Разочарованный Леопольд не мог понять, что же произошло. На следующий день после обеда у императрицы он сел за письменный стол и занялся подсчетом своих финансов. Моцарты занимали в «Белом быке» самые просторные и лучшие комнаты: пока они прилично зарабатывают, но, как только приток денег прекратится, это станет пустой роскошью. Затем надо решить вопрос о покупке кареты. Кареты стоили недешево, и, кроме того, пришлось бы нанять кучера; с другой стороны, передвижение в карете сохранит здоровье детей.

Все же сумма испугала его, и он сказал вошедшей в комнату Анне Марии:

– Мне совсем не улыбается кормить лошадей и кучера, даже в те дни, когда я не пользуюсь ими. Хотя, и то сказать, собственный выезд позволит сэкономить на чем-нибудь другом.

– Ты прав, Леопольд.

– И потом, за один месяц в Вене мы заработали столько, сколько я зарабатываю в Зальцбурге за год. – Он вдруг заметил, что жена его не слушает – это было совсем на нее непохоже. – Что случилось? – встревоженно спросил он.

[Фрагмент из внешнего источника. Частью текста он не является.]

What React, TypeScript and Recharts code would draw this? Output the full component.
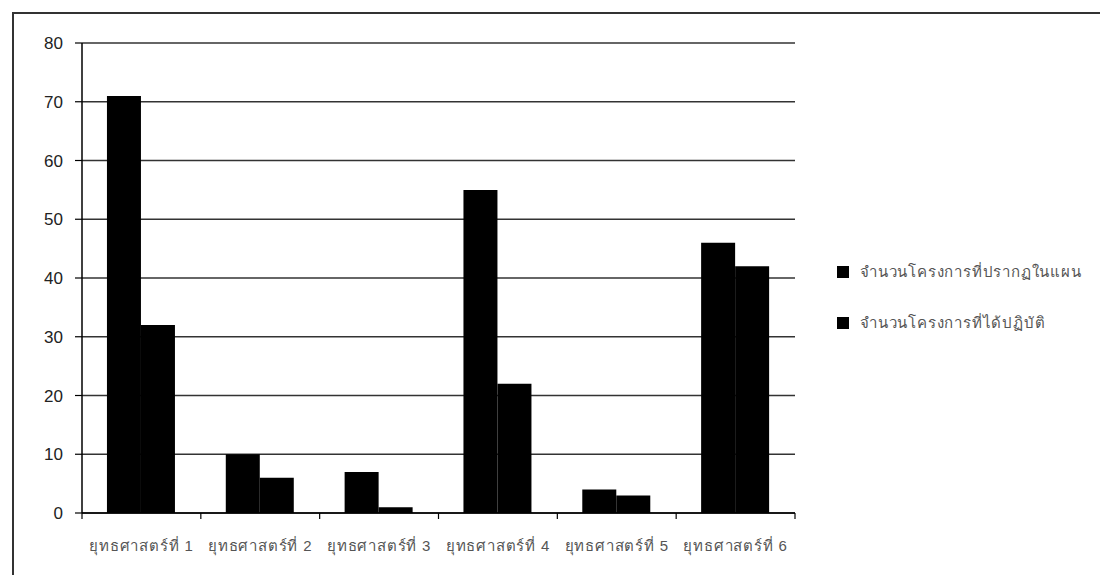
import React from "react";
import { BarChart, Bar, XAxis, YAxis, CartesianGrid } from "recharts";

const categories = [
  "ยุทธศาสตร์ที่ 1",
  "ยุทธศาสตร์ที่ 2",
  "ยุทธศาสตร์ที่ 3",
  "ยุทธศาสตร์ที่ 4",
  "ยุทธศาสตร์ที่ 5",
  "ยุทธศาสตร์ที่ 6",
];
const plannedValues = [71, 10, 7, 55, 4, 46];
const implementedValues = [32, 6, 1, 22, 3, 42];
const seriesNames = ["จำนวนโครงการที่ปรากฏในแผน", "จำนวนโครงการที่ได้ปฏิบัติ"];
const yTicks = [0, 10, 20, 30, 40, 50, 60, 70, 80];

const data = categories.map((c, i) => ({
  name: c,
  planned: plannedValues[i],
  implemented: implementedValues[i],
}));

const FONT = "'Liberation Sans', Arial, 'DejaVu Sans', sans-serif";

const XTick = (props: any) => {
  const { x, y, payload, index } = props;
  const half = payload && payload.offset ? payload.offset : 59.4;
  return (
    <g>
      <line x1={x - half} x2={x - half} y1={y} y2={y + 6} stroke="#000" strokeWidth={1.2} />
      {index === categories.length - 1 && (
        <line x1={x + half} x2={x + half} y1={y} y2={y + 6} stroke="#000" strokeWidth={1.2} />
      )}
      <text
        x={x}
        y={y + 27}
        dy="0.71em"
        textAnchor="middle"
        fontSize={15}
        letterSpacing={0.8}
        fill="#555"
        fontFamily={FONT}
      >
        {payload.value}
      </text>
    </g>
  );
};

const LegendBox = () => (
  <div style={{ position: "absolute", left: 837, top: 260, fontFamily: FONT, fontSize: 15, letterSpacing: 0.8, color: "#555" }}>
    {seriesNames.map((n, i) => (
      <div
        key={n}
        style={{ display: "flex", alignItems: "center", height: 24, marginBottom: i === 0 ? 27 : 0, whiteSpace: "nowrap" }}
      >
        <span style={{ width: 12, height: 12, background: "#000", display: "inline-block", marginRight: 11 }} />
        <span>{n}</span>
      </div>
    ))}
  </div>
);

export default function App() {
  return (
    <div style={{ position: "fixed", left: 0, top: 0, width: 1100, height: 575, background: "#fff", overflow: "hidden" }}>
      <div
        style={{
          position: "absolute",
          left: 12,
          top: 12,
          width: 1200,
          height: 700,
          border: "2px solid #333",
          boxSizing: "border-box",
        }}
      />
      <div style={{ position: "absolute", left: 0, top: 0 }}>
        <BarChart
          width={1100}
          height={575}
          data={data}
          margin={{ top: 43, right: 305, left: 0, bottom: 32 }}
          barCategoryGap="21%"
          barGap={0}
        >
          <CartesianGrid horizontal vertical={false} stroke="#333" strokeWidth={1.5} />
          <XAxis
            dataKey="name"
            height={30}
            tickLine={false}
            tickSize={0}
            tickMargin={0}
            axisLine={{ stroke: "#000", strokeWidth: 1.5 }}
            tick={<XTick />}
            interval={0}
          />
          <YAxis
            width={82}
            domain={[0, 80]}
            ticks={yTicks}
            interval={0}
            tickSize={7}
            tickMargin={12}
            tickLine={{ stroke: "#000", strokeWidth: 1.2 }}
            axisLine={{ stroke: "#000", strokeWidth: 1.5 }}
            tick={{ fontSize: 17, fill: "#222", fontFamily: FONT }}
          />
          <Bar dataKey="planned" name={seriesNames[0]} fill="#000" isAnimationActive={false} />
          <Bar dataKey="implemented" name={seriesNames[1]} fill="#000" isAnimationActive={false} />
        </BarChart>
      </div>
      <LegendBox />
    </div>
  );
}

– Меня беспокоит Вольферль. Он все время жалуется на усталость. Даже упражняться не захотел.

Леопольд оторвался от подсчетов:

– А ты не ошибаешься?

– Он играл сонату Скарлатти, ту новую, о которой только и говорил вчера, и вдруг остановился и сказал, что не помнит, как играть дальше.

– Где он?

– Я уложила его в кровать. Уговаривала уснуть, но он не спит.

Увидев у своей постели родителей, Вольферль попытался приподняться.

– Папа, простите, что я не мог доиграть сонату, по мне трудно сидеть. – И снова упал на подушки.

– У тебя что-нибудь болит? – спросил Леопольд.

– Мне то холодно, то жарко. И еще у меня всюду пятнышки.

Пятна были симптомом самой ужасной болезни, оспы. Леопольд постарался ничем не выдать охвативший его страх и с напускным спокойствием стал осматривать Вольферля. Пятна были красные, твердые и болезненные. Похоже на оспу. Леопольд содрогнулся от ужаса. Он уже слышал, что в Вене началась эпидемия оспы, знал он и грозные цифры; обычно заболевало более половины населения города, большая часть заболевших умирала, а из выживших многие оставались рябыми на всю жизнь.